→ OBJECTIVE
All the records that follow need to be reproduced exactly. Omit the images.

→ ENTRIES SHOWN
** begin **
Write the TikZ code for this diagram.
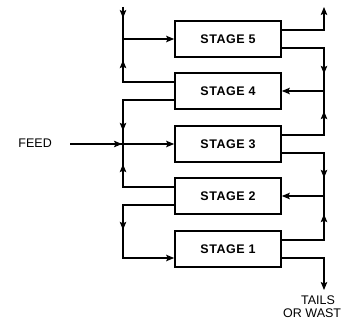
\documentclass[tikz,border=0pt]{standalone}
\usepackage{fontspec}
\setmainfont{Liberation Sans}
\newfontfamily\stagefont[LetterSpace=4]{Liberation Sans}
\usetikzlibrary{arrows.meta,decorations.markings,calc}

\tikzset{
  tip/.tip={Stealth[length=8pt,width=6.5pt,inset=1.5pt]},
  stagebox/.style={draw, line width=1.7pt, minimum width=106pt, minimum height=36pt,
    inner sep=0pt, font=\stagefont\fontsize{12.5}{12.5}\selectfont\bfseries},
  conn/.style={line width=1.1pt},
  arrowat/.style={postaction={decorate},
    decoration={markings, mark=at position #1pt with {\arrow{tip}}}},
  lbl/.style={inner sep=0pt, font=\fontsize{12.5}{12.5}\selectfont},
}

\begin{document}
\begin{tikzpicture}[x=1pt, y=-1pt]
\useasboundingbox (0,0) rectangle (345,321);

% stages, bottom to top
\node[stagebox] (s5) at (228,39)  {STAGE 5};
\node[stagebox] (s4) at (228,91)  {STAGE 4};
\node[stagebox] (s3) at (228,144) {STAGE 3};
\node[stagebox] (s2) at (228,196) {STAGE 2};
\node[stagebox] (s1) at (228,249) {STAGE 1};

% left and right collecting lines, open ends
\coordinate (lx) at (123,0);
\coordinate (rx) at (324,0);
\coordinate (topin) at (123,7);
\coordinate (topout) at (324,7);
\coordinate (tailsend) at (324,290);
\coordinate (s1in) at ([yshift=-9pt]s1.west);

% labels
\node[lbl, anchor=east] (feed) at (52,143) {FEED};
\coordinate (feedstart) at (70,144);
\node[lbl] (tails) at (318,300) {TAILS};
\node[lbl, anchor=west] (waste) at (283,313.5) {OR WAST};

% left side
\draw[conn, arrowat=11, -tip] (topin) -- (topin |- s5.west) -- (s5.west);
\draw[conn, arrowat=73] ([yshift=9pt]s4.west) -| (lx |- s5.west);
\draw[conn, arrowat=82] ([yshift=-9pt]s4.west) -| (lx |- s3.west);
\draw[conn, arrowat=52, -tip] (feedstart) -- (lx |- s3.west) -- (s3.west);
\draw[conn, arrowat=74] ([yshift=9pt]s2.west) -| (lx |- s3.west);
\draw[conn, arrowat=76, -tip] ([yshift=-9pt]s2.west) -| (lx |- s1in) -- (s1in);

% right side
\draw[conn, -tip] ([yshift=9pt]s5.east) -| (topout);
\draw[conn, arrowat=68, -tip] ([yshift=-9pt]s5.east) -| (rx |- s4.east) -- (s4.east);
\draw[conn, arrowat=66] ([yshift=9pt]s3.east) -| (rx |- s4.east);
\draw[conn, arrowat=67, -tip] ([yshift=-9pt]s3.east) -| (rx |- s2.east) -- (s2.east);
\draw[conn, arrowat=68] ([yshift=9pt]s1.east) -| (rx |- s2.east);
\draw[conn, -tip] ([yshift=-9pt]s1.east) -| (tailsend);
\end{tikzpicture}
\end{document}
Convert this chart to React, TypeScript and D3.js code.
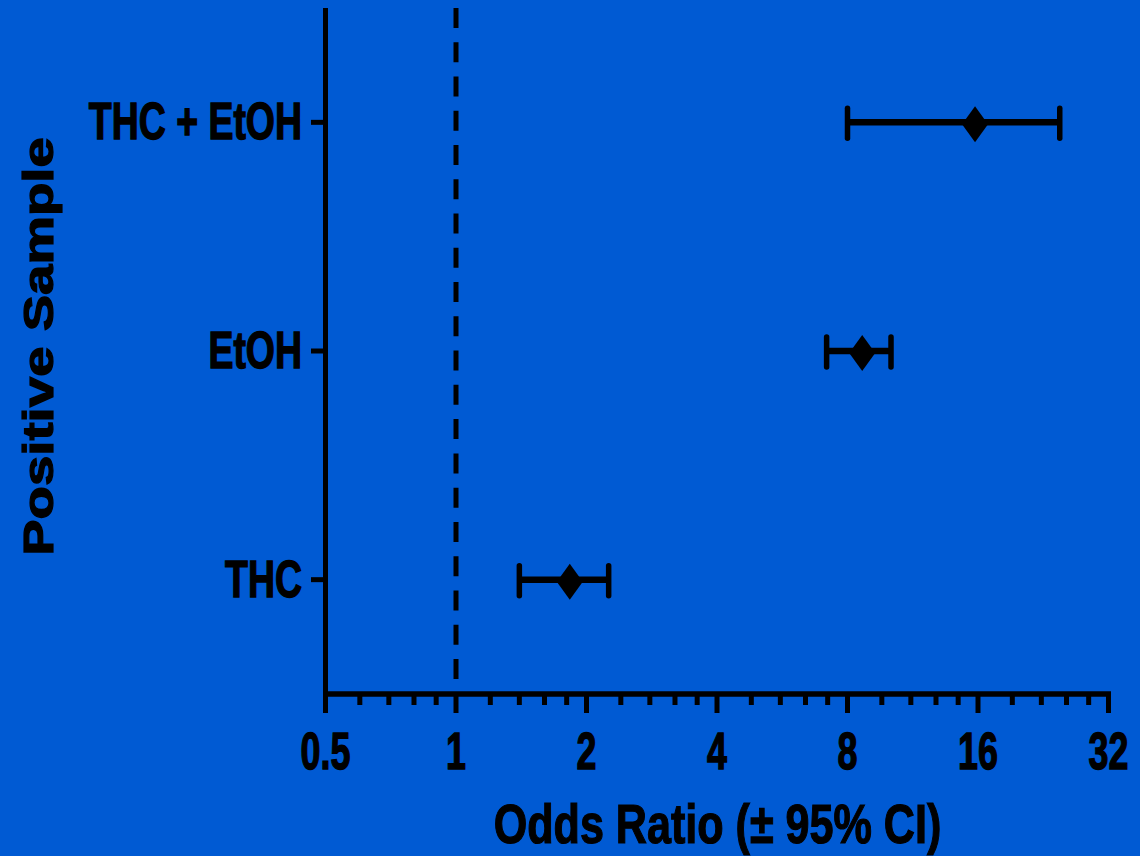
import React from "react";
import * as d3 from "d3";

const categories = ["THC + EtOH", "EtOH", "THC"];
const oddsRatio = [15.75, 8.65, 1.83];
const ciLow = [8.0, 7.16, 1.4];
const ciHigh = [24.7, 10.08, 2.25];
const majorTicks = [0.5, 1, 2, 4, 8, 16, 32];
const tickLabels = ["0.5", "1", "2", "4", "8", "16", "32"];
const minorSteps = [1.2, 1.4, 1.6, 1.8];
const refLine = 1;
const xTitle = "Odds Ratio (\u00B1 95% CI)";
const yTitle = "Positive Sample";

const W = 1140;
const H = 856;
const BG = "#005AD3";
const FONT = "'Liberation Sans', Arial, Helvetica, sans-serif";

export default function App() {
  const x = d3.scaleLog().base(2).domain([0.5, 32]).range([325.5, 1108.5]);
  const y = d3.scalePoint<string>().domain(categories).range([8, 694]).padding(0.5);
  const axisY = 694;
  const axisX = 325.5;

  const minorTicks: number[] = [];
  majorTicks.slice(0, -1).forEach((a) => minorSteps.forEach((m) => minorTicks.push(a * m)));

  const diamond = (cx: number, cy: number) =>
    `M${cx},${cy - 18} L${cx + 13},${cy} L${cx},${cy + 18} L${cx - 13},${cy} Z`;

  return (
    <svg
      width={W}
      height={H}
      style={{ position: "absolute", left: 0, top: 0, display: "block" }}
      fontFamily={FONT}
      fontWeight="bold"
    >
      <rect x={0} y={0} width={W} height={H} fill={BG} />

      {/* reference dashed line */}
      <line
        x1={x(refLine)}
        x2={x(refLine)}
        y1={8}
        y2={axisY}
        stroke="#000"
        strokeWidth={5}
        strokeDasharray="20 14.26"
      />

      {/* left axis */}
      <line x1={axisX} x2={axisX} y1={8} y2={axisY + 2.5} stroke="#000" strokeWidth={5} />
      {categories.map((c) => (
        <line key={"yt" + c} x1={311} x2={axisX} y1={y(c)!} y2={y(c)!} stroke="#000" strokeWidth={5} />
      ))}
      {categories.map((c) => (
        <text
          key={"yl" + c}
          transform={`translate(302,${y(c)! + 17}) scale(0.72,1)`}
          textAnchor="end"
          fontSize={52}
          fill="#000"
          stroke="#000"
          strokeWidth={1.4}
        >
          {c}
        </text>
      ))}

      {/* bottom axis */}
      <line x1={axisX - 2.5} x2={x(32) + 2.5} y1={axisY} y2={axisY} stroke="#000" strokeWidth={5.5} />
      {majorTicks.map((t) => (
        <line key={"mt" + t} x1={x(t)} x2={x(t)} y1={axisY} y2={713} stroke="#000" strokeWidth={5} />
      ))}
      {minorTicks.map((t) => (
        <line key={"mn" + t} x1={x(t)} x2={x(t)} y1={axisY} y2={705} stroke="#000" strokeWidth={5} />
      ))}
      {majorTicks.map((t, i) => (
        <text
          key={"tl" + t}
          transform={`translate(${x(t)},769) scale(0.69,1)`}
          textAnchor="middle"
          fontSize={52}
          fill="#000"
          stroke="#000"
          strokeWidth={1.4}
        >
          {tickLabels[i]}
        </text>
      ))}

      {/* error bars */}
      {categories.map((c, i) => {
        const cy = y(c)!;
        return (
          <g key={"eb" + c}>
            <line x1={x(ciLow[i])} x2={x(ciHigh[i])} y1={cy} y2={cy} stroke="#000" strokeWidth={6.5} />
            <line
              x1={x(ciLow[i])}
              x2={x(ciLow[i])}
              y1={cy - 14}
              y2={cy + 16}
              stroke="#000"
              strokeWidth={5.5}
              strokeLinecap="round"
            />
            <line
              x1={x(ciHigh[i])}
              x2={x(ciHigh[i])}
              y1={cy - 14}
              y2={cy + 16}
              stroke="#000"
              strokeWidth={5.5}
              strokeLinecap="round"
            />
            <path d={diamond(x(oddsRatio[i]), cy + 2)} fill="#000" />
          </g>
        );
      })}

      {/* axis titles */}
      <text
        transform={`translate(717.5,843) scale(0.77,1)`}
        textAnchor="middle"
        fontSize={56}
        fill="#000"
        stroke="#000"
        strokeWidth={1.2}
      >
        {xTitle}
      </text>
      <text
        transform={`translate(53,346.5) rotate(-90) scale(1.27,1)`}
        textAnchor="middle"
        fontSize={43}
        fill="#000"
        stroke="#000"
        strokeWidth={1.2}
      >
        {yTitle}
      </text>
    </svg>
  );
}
** end **
→ COMPLETE RESPONSE
Write the TikZ code for this diagram.
\documentclass[tikz,border=0pt]{standalone}
\usepackage{fontspec}
\setmainfont{Liberation Sans}
\newfontfamily\stagefont[LetterSpace=4]{Liberation Sans}
\usetikzlibrary{arrows.meta,decorations.markings,calc}

\tikzset{
  tip/.tip={Stealth[length=8pt,width=6.5pt,inset=1.5pt]},
  stagebox/.style={draw, line width=1.7pt, minimum width=106pt, minimum height=36pt,
    inner sep=0pt, font=\stagefont\fontsize{12.5}{12.5}\selectfont\bfseries},
  conn/.style={line width=1.1pt},
  arrowat/.style={postaction={decorate},
    decoration={markings, mark=at position #1pt with {\arrow{tip}}}},
  lbl/.style={inner sep=0pt, font=\fontsize{12.5}{12.5}\selectfont},
}

\begin{document}
\begin{tikzpicture}[x=1pt, y=-1pt]
\useasboundingbox (0,0) rectangle (345,321);

% stages, bottom to top
\node[stagebox] (s5) at (228,39)  {STAGE 5};
\node[stagebox] (s4) at (228,91)  {STAGE 4};
\node[stagebox] (s3) at (228,144) {STAGE 3};
\node[stagebox] (s2) at (228,196) {STAGE 2};
\node[stagebox] (s1) at (228,249) {STAGE 1};

% left and right collecting lines, open ends
\coordinate (lx) at (123,0);
\coordinate (rx) at (324,0);
\coordinate (topin) at (123,7);
\coordinate (topout) at (324,7);
\coordinate (tailsend) at (324,290);
\coordinate (s1in) at ([yshift=-9pt]s1.west);

% labels
\node[lbl, anchor=east] (feed) at (52,143) {FEED};
\coordinate (feedstart) at (70,144);
\node[lbl] (tails) at (318,300) {TAILS};
\node[lbl, anchor=west] (waste) at (283,313.5) {OR WAST};

% left side
\draw[conn, arrowat=11, -tip] (topin) -- (topin |- s5.west) -- (s5.west);
\draw[conn, arrowat=73] ([yshift=9pt]s4.west) -| (lx |- s5.west);
\draw[conn, arrowat=82] ([yshift=-9pt]s4.west) -| (lx |- s3.west);
\draw[conn, arrowat=52, -tip] (feedstart) -- (lx |- s3.west) -- (s3.west);
\draw[conn, arrowat=74] ([yshift=9pt]s2.west) -| (lx |- s3.west);
\draw[conn, arrowat=76, -tip] ([yshift=-9pt]s2.west) -| (lx |- s1in) -- (s1in);

% right side
\draw[conn, -tip] ([yshift=9pt]s5.east) -| (topout);
\draw[conn, arrowat=68, -tip] ([yshift=-9pt]s5.east) -| (rx |- s4.east) -- (s4.east);
\draw[conn, arrowat=66] ([yshift=9pt]s3.east) -| (rx |- s4.east);
\draw[conn, arrowat=67, -tip] ([yshift=-9pt]s3.east) -| (rx |- s2.east) -- (s2.east);
\draw[conn, arrowat=68] ([yshift=9pt]s1.east) -| (rx |- s2.east);
\draw[conn, -tip] ([yshift=-9pt]s1.east) -| (tailsend);
\end{tikzpicture}
\end{document}
Convert this chart to React, TypeScript and D3.js code.
import React from "react";
import * as d3 from "d3";

const categories = ["THC + EtOH", "EtOH", "THC"];
const oddsRatio = [15.75, 8.65, 1.83];
const ciLow = [8.0, 7.16, 1.4];
const ciHigh = [24.7, 10.08, 2.25];
const majorTicks = [0.5, 1, 2, 4, 8, 16, 32];
const tickLabels = ["0.5", "1", "2", "4", "8", "16", "32"];
const minorSteps = [1.2, 1.4, 1.6, 1.8];
const refLine = 1;
const xTitle = "Odds Ratio (\u00B1 95% CI)";
const yTitle = "Positive Sample";

const W = 1140;
const H = 856;
const BG = "#005AD3";
const FONT = "'Liberation Sans', Arial, Helvetica, sans-serif";

export default function App() {
  const x = d3.scaleLog().base(2).domain([0.5, 32]).range([325.5, 1108.5]);
  const y = d3.scalePoint<string>().domain(categories).range([8, 694]).padding(0.5);
  const axisY = 694;
  const axisX = 325.5;

  const minorTicks: number[] = [];
  majorTicks.slice(0, -1).forEach((a) => minorSteps.forEach((m) => minorTicks.push(a * m)));

  const diamond = (cx: number, cy: number) =>
    `M${cx},${cy - 18} L${cx + 13},${cy} L${cx},${cy + 18} L${cx - 13},${cy} Z`;

  return (
    <svg
      width={W}
      height={H}
      style={{ position: "absolute", left: 0, top: 0, display: "block" }}
      fontFamily={FONT}
      fontWeight="bold"
    >
      <rect x={0} y={0} width={W} height={H} fill={BG} />

      {/* reference dashed line */}
      <line
        x1={x(refLine)}
        x2={x(refLine)}
        y1={8}
        y2={axisY}
        stroke="#000"
        strokeWidth={5}
        strokeDasharray="20 14.26"
      />

      {/* left axis */}
      <line x1={axisX} x2={axisX} y1={8} y2={axisY + 2.5} stroke="#000" strokeWidth={5} />
      {categories.map((c) => (
        <line key={"yt" + c} x1={311} x2={axisX} y1={y(c)!} y2={y(c)!} stroke="#000" strokeWidth={5} />
      ))}
      {categories.map((c) => (
        <text
          key={"yl" + c}
          transform={`translate(302,${y(c)! + 17}) scale(0.72,1)`}
          textAnchor="end"
          fontSize={52}
          fill="#000"
          stroke="#000"
          strokeWidth={1.4}
        >
          {c}
        </text>
      ))}

      {/* bottom axis */}
      <line x1={axisX - 2.5} x2={x(32) + 2.5} y1={axisY} y2={axisY} stroke="#000" strokeWidth={5.5} />
      {majorTicks.map((t) => (
        <line key={"mt" + t} x1={x(t)} x2={x(t)} y1={axisY} y2={713} stroke="#000" strokeWidth={5} />
      ))}
      {minorTicks.map((t) => (
        <line key={"mn" + t} x1={x(t)} x2={x(t)} y1={axisY} y2={705} stroke="#000" strokeWidth={5} />
      ))}
      {majorTicks.map((t, i) => (
        <text
          key={"tl" + t}
          transform={`translate(${x(t)},769) scale(0.69,1)`}
          textAnchor="middle"
          fontSize={52}
          fill="#000"
          stroke="#000"
          strokeWidth={1.4}
        >
          {tickLabels[i]}
        </text>
      ))}

      {/* error bars */}
      {categories.map((c, i) => {
        const cy = y(c)!;
        return (
          <g key={"eb" + c}>
            <line x1={x(ciLow[i])} x2={x(ciHigh[i])} y1={cy} y2={cy} stroke="#000" strokeWidth={6.5} />
            <line
              x1={x(ciLow[i])}
              x2={x(ciLow[i])}
              y1={cy - 14}
              y2={cy + 16}
              stroke="#000"
              strokeWidth={5.5}
              strokeLinecap="round"
            />
            <line
              x1={x(ciHigh[i])}
              x2={x(ciHigh[i])}
              y1={cy - 14}
              y2={cy + 16}
              stroke="#000"
              strokeWidth={5.5}
              strokeLinecap="round"
            />
            <path d={diamond(x(oddsRatio[i]), cy + 2)} fill="#000" />
          </g>
        );
      })}

      {/* axis titles */}
      <text
        transform={`translate(717.5,843) scale(0.77,1)`}
        textAnchor="middle"
        fontSize={56}
        fill="#000"
        stroke="#000"
        strokeWidth={1.2}
      >
        {xTitle}
      </text>
      <text
        transform={`translate(53,346.5) rotate(-90) scale(1.27,1)`}
        textAnchor="middle"
        fontSize={43}
        fill="#000"
        stroke="#000"
        strokeWidth={1.2}
      >
        {yTitle}
      </text>
    </svg>
  );
}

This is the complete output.